Exercise goal -> Each line below should be retyped exactly, with no pictures.

Data shown ->
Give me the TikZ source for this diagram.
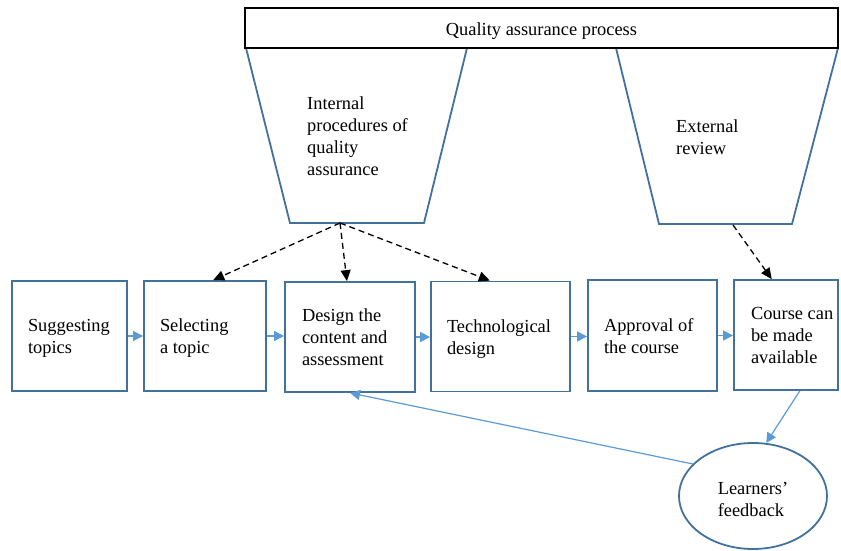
\documentclass[tikz,border=0pt]{standalone}
\usepackage{fontspec}
\setmainfont{Liberation Serif}
\usetikzlibrary{arrows.meta,shapes.geometric,calc}
\definecolor{boxblue}{HTML}{41719C}
\definecolor{arrowblue}{HTML}{5B9BD5}
% left-aligned multi-line text block
\newcommand\stack[1]{\begin{tabular}{@{}l@{}}#1\end{tabular}}
% text lowered a little without changing the size the node sees
\newcommand\lowered[2]{\raisebox{-#1}[\height][\depth]{#2}}
% fixed-width text block, left aligned, centred in its box
\newcommand\boxtext[2]{\lowered{2.5pt}{\makebox[#1][l]{\stack{#2}}}}

\begin{document}
\begin{tikzpicture}[x=1pt,y=-1pt,
  every node/.style={font=\fontsize{18.4}{22}\selectfont},
  stepbox/.style={draw=boxblue,line width=1.8pt,fill=white,minimum height=110pt,inner sep=0pt},
  trap/.style={draw=boxblue,line width=1.8pt,line join=miter},
  flow/.style={draw=arrowblue,line width=1.2pt,-{Triangle[length=10pt,width=10pt]}},
  dasharrow/.style={draw=black,line width=1.3pt,dash pattern=on 6pt off 4pt,-{Triangle[length=11pt,width=10pt]}},
  plain/.style={inner sep=0pt}]
\useasboundingbox (0,0) rectangle (841,551);

% quality assurance components
\draw[trap] (246,48) -- (290,223) -- (424,223) -- (467,48);
\draw[trap] (616,48) -- (659,224) -- (792,224) -- (838,48);
\node[draw=black,line width=1.8pt,fill=white,minimum width=593pt,minimum height=40pt,inner sep=0pt]
  (qa) at (541.5,28) {\lowered{3pt}{Quality assurance process}};
\node[plain,anchor=west] (ipt) at (307,138) {\stack{Internal\\procedures of\\quality\\assurance}};
\node[plain,anchor=west] (ert) at (676,139) {\stack{External\\review}};
\coordinate (ip) at (340,223);
\coordinate (ep) at (733,225);

% course development steps
\node[stepbox,minimum width=115pt] (b1) at (69.5,336) {\boxtext{83pt}{Suggesting\\topics}};
\node[stepbox,minimum width=122pt] (b2) at (205,336) {\boxtext{90pt}{Selecting\\a topic}};
\node[stepbox,minimum width=130pt] (b3) at (350,337) {\boxtext{96pt}{Design the\\content and\\assessment}};
\node[stepbox,minimum width=139pt] (b4) at (500.5,336.5) {\boxtext{107pt}{Technological\\design}};
\node[stepbox,minimum width=129pt,minimum height=111pt] (b5) at (652.5,335.5) {\boxtext{97pt}{Approval of\\the course}};
\node[stepbox,minimum width=104pt] (b6) at (786,335) {\boxtext{70pt}{Course can\\be made\\available}};

\node[draw=boxblue,line width=1.8pt,ellipse,minimum width=148pt,minimum height=106pt,inner sep=0pt]
  (fb) at (753,496) {\lowered{5pt}{\stack{Learners’\\feedback}}};

% flow between steps
\draw[flow] (b1.east) -- (b1.east -| b2.west);
\draw[flow] (b2.east) -- (b2.east -| b3.west);
\draw[flow] (b3.east) -- (b3.east -| b4.west);
\draw[flow] (b4.east) -- (b4.east -| b5.west);
\draw[flow] (b5.east) -- (b5.east -| b6.west);

% quality assurance links
\draw[dasharrow] (ip) -- ($(b2.north west)!0.566!(b2.north east)$);
\draw[dasharrow] (ip) -- ($(b3.north west)!0.477!(b3.north east)$);
\draw[dasharrow] (ip) -- ($(b4.north west)!0.424!(b4.north east)$);
\draw[dasharrow] (ep) -- ($(b6.north west)!0.365!(b6.north east)$);

% feedback loop
\draw[flow] ($(b6.south west)!0.63!(b6.south east)$) -- (fb.76);
\draw[flow] (fb.152) -- (b3.south);
\end{tikzpicture}
\end{document}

Problem solution ->
Give me the TikZ source for this diagram.
\documentclass[tikz,border=0pt]{standalone}
\usepackage{fontspec}
\setmainfont{Liberation Serif}
\usetikzlibrary{arrows.meta,shapes.geometric,calc}
\definecolor{boxblue}{HTML}{41719C}
\definecolor{arrowblue}{HTML}{5B9BD5}
% left-aligned multi-line text block
\newcommand\stack[1]{\begin{tabular}{@{}l@{}}#1\end{tabular}}
% text lowered a little without changing the size the node sees
\newcommand\lowered[2]{\raisebox{-#1}[\height][\depth]{#2}}
% fixed-width text block, left aligned, centred in its box
\newcommand\boxtext[2]{\lowered{2.5pt}{\makebox[#1][l]{\stack{#2}}}}

\begin{document}
\begin{tikzpicture}[x=1pt,y=-1pt,
  every node/.style={font=\fontsize{18.4}{22}\selectfont},
  stepbox/.style={draw=boxblue,line width=1.8pt,fill=white,minimum height=110pt,inner sep=0pt},
  trap/.style={draw=boxblue,line width=1.8pt,line join=miter},
  flow/.style={draw=arrowblue,line width=1.2pt,-{Triangle[length=10pt,width=10pt]}},
  dasharrow/.style={draw=black,line width=1.3pt,dash pattern=on 6pt off 4pt,-{Triangle[length=11pt,width=10pt]}},
  plain/.style={inner sep=0pt}]
\useasboundingbox (0,0) rectangle (841,551);

% quality assurance components
\draw[trap] (246,48) -- (290,223) -- (424,223) -- (467,48);
\draw[trap] (616,48) -- (659,224) -- (792,224) -- (838,48);
\node[draw=black,line width=1.8pt,fill=white,minimum width=593pt,minimum height=40pt,inner sep=0pt]
  (qa) at (541.5,28) {\lowered{3pt}{Quality assurance process}};
\node[plain,anchor=west] (ipt) at (307,138) {\stack{Internal\\procedures of\\quality\\assurance}};
\node[plain,anchor=west] (ert) at (676,139) {\stack{External\\review}};
\coordinate (ip) at (340,223);
\coordinate (ep) at (733,225);

% course development steps
\node[stepbox,minimum width=115pt] (b1) at (69.5,336) {\boxtext{83pt}{Suggesting\\topics}};
\node[stepbox,minimum width=122pt] (b2) at (205,336) {\boxtext{90pt}{Selecting\\a topic}};
\node[stepbox,minimum width=130pt] (b3) at (350,337) {\boxtext{96pt}{Design the\\content and\\assessment}};
\node[stepbox,minimum width=139pt] (b4) at (500.5,336.5) {\boxtext{107pt}{Technological\\design}};
\node[stepbox,minimum width=129pt,minimum height=111pt] (b5) at (652.5,335.5) {\boxtext{97pt}{Approval of\\the course}};
\node[stepbox,minimum width=104pt] (b6) at (786,335) {\boxtext{70pt}{Course can\\be made\\available}};

\node[draw=boxblue,line width=1.8pt,ellipse,minimum width=148pt,minimum height=106pt,inner sep=0pt]
  (fb) at (753,496) {\lowered{5pt}{\stack{Learners’\\feedback}}};

% flow between steps
\draw[flow] (b1.east) -- (b1.east -| b2.west);
\draw[flow] (b2.east) -- (b2.east -| b3.west);
\draw[flow] (b3.east) -- (b3.east -| b4.west);
\draw[flow] (b4.east) -- (b4.east -| b5.west);
\draw[flow] (b5.east) -- (b5.east -| b6.west);

% quality assurance links
\draw[dasharrow] (ip) -- ($(b2.north west)!0.566!(b2.north east)$);
\draw[dasharrow] (ip) -- ($(b3.north west)!0.477!(b3.north east)$);
\draw[dasharrow] (ip) -- ($(b4.north west)!0.424!(b4.north east)$);
\draw[dasharrow] (ep) -- ($(b6.north west)!0.365!(b6.north east)$);

% feedback loop
\draw[flow] ($(b6.south west)!0.63!(b6.south east)$) -- (fb.76);
\draw[flow] (fb.152) -- (b3.south);
\end{tikzpicture}
\end{document}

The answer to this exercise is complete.